If you’re a camper, chances are you have camped in the rain. In fact, many campers believe rain is just part of the adventure. But in 2010, this adventure turned deadly as a flash flood swept through Albert Pike Campground in Arkansas. Twenty people lost their lives. Over 200 campers rushed to safety. The Little Missouri west of Caddo Gap stood at 3 feet on that Thursday night and by the next morning had risen to over 23 feet. The flash flood occurred in the middle of the night, while the campers were sleeping.
The tragedy at Albert’s Pike opened our eyes to the dangers of flash floods while camping. As we move forward, we must find better ways to prepare ourselves for the possiblity of a flash flood.
What steps can you take to protect your family from a flash flood while camping?
Before You Leave Your House:
- Watch the weather forecast several days before your camping trip and immediately before your trip. If a flood watch is in effect or heavy rains/severe thunderstorms are predicted, post-pone your trip a couple days.
- Call the campgrounds. Ask about the campgrounds flooding history. Also, ask if they have cell phone reception (Cell Reception is a website that allows you to look up cell phone reception for certain areas ) and a radio tower nearby. You want to make sure that your weather radio will be able to pick up a signal.
- Find out the names of surrounding towns and counties. You will be able to use these as reference points when listening to the weather radio.
- Know the nearest hospital, urgent care and fire department.
- Remember to pack a battery-powered weather radio. Set the stations when you arrive at camp so you can monitor the weather.
- Make sure you have a full tank of gas.
At The Campgrounds:
- Choose a campsite on higher ground. Avoid camping in drainage areas such as by creeks, rivers or in narrow cannons.
- Have an Evacution Plan. Flood waters rise very quickly. Do not delay or try to pack everything back up. Just a 5 to 10 minute delay can be the difference between whether you are able to get to safety or not.
- When evacuating, do not drive across flooded roads or bridges. It is unsafe and you could be swept away in the water. If your car stalls in water, abandon the car and move quickly to higher ground.
My first camping memory is from Caddo Gap. I camped there as a little girl with my parents and maternal grandparents. We camped in a cabin and fished in the river.
I also have family and friends in Arkansas, Texas and Louisiana, which is where the majority of campers at Albert’s Pike lived. This tragedy hit way too close to home for me. This could have been my friends or family. And, I know that no matter how much you prepare, natural disasters can and will occur.

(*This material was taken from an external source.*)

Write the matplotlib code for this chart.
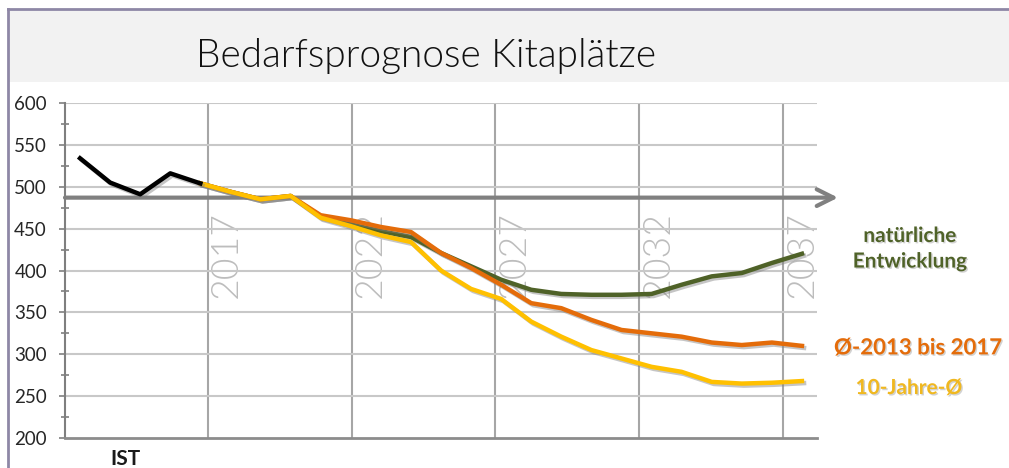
import matplotlib
matplotlib.use("Agg")
import matplotlib.pyplot as plt
import matplotlib.patheffects as pe
from matplotlib.patches import Rectangle
from matplotlib.lines import Line2D

# Ist-Werte 2013 bis 2017
ist_years = [2013, 2014, 2015, 2016, 2017]
ist_values = [534, 505, 491, 516, 504]

# Prognose 2017 bis 2037, drei Varianten
prog_years = list(range(2017, 2038))
natural = [504, 494, 485, 489, 464, 455, 447, 440, 421, 405, 389,
           377, 372, 371, 371, 372, 383, 393, 397, 409, 420]
avg_13_17 = [504, 494, 485, 489, 466, 460, 452, 446, 421, 403, 383,
             361, 355, 341, 329, 325, 321, 314, 311, 314, 310]
avg_10y = [504, 494, 485, 489, 463, 453, 442, 434, 400, 378, 366,
           339, 321, 305, 295, 285, 279, 267, 265, 266, 268]

grid_years = [2017, 2022, 2027, 2032, 2037]
arrow_level = 487

green = "#4f6228"
orange = "#e46c0a"
yellow = "#ffc000"

fig = plt.figure(figsize=(10.09, 4.68), dpi=100)

# Rahmen und Titelband
fig.patches.append(Rectangle((9 / 1009, 1 - 82 / 468), 1, 72 / 468, transform=fig.transFigure,
                             facecolor="#f2f2f2", edgecolor="none", zorder=0))
fig.add_artist(Line2D([8 / 1009, 1], [1 - 9 / 468] * 2, transform=fig.transFigure,
                      color="#8e87a6", lw=2))
fig.add_artist(Line2D([8 / 1009] * 2, [0, 1 - 9 / 468], transform=fig.transFigure,
                      color="#8e87a6", lw=2))
fig.text(0.422, 1 - 56 / 468, "Bedarfsprognose Kitaplätze", ha="center", va="center",
         fontsize=28, family="Lato", fontweight=300, color="#111111")

ax = fig.add_axes([65 / 1009, 30 / 468, 752 / 1009, 335 / 468])

# zweite x-Achse nur fuer die Jahresraster und -beschriftung
ax2 = ax.twiny()
ax2.set_zorder(ax.get_zorder() - 1)
ax.patch.set_visible(False)
ax2.set_xlim(2012.03, 2038.18)
ax2.set_xticks(grid_years)
ax2.tick_params(top=False, labeltop=False)
for y in grid_years:
    ax2.axvline(y, color="#a6a6a6", lw=1.5)
    ax2.text(y + 0.08, 367, str(y), rotation=90, ha="left", va="bottom",
             fontsize=27, family="Lato", fontweight=300, color="#bdbdbd")
for s in ax2.spines.values():
    s.set_visible(False)

ax.set_xlim(2012.5, 2037.5)
ax.set_ylim(200, 600)
ax.set_yticks(range(200, 601, 50))
ax.set_yticks(range(225, 600, 50), minor=True)
ax.set_xticks([])
for y in range(250, 601, 50):
    ax.axhline(y, color="#c8c8c8", lw=1.5, zorder=0)

for s in ["top", "right"]:
    ax.spines[s].set_visible(False)
ax.spines["left"].set_color("#7f7f7f")
ax.spines["left"].set_linewidth(1.5)
ax.spines["bottom"].set_color("#8c8c8c")
ax.spines["bottom"].set_linewidth(2)
ax.tick_params(axis="y", which="major", direction="out", length=4, width=1.2,
               color="#7f7f7f", pad=9, labelsize=13.5, labelcolor="#262626")
ax.tick_params(axis="y", which="minor", direction="inout", length=6, width=1.2,
               color="#7f7f7f")
for lab in ax.get_yticklabels():
    lab.set_family("Lato")

shadow = [pe.SimpleLineShadow(offset=(1.5, -1.5), shadow_color="#7f7f7f", alpha=0.45),
          pe.Normal()]
ax.plot(prog_years, natural, color=green, lw=3.2, path_effects=shadow, zorder=3)
ax.plot(prog_years, avg_13_17, color=orange, lw=3.2, path_effects=shadow, zorder=4)
ax.plot(prog_years, avg_10y, color=yellow, lw=3.2, path_effects=shadow, zorder=5)
ax.plot(ist_years, ist_values, color="black", lw=3.2, path_effects=shadow, zorder=6)

ax.annotate("", xy=(1.028, arrow_level), xytext=(0, arrow_level),
            xycoords=("axes fraction", "data"), textcoords=("axes fraction", "data"),
            arrowprops=dict(arrowstyle="->,head_length=1.2,head_width=0.6",
                            color="#808080", lw=3, shrinkA=0, shrinkB=0),
            annotation_clip=False, zorder=2)

ax.text(2014.5, 187, "IST", ha="center", va="top", fontsize=15, family="Lato",
        fontweight="bold", color="#1a1a1a", clip_on=False)

text_shadow = [pe.withSimplePatchShadow(offset=(1, -1), shadow_rgbFace="#808080", alpha=0.35)]
ax.annotate("natürliche\nEntwicklung", xy=(prog_years[-1], natural[-1]),
            xytext=(108, 5), textcoords="offset pixels", ha="center", va="center",
            fontsize=15, family="Lato", fontweight="bold", color=green,
            linespacing=1.35, path_effects=text_shadow, annotation_clip=False)
ax.annotate("Ø-2013 bis 2017", xy=(prog_years[-1], avg_13_17[-1]),
            xytext=(116, -2), textcoords="offset pixels", ha="center", va="center",
            fontsize=16, family="Lato", fontweight="bold", color=orange,
            path_effects=text_shadow, annotation_clip=False)
ax.annotate("10-Jahre-Ø", xy=(prog_years[-1], avg_10y[-1]),
            xytext=(107, -7), textcoords="offset pixels", ha="center", va="center",
            fontsize=15, family="Lato", fontweight="bold", color="#f0b820",
            path_effects=text_shadow, annotation_clip=False)

fig.savefig("out.png", dpi=100)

These are tips for camping preparation. I cannot guarantee that these tips will save your life in a natural disaster.
But, due to the events at Albert’s Pike, we must diligently try to find better ways to prepare and protect our families while camping. We owe that much to the campers who lost their lives in Arkansas. If you have suggestions, please leave them below. We can all learn from each other.
This post is dedicated to the families who lost loved ones at Albert’s Pike. My heart and prayers go out to you.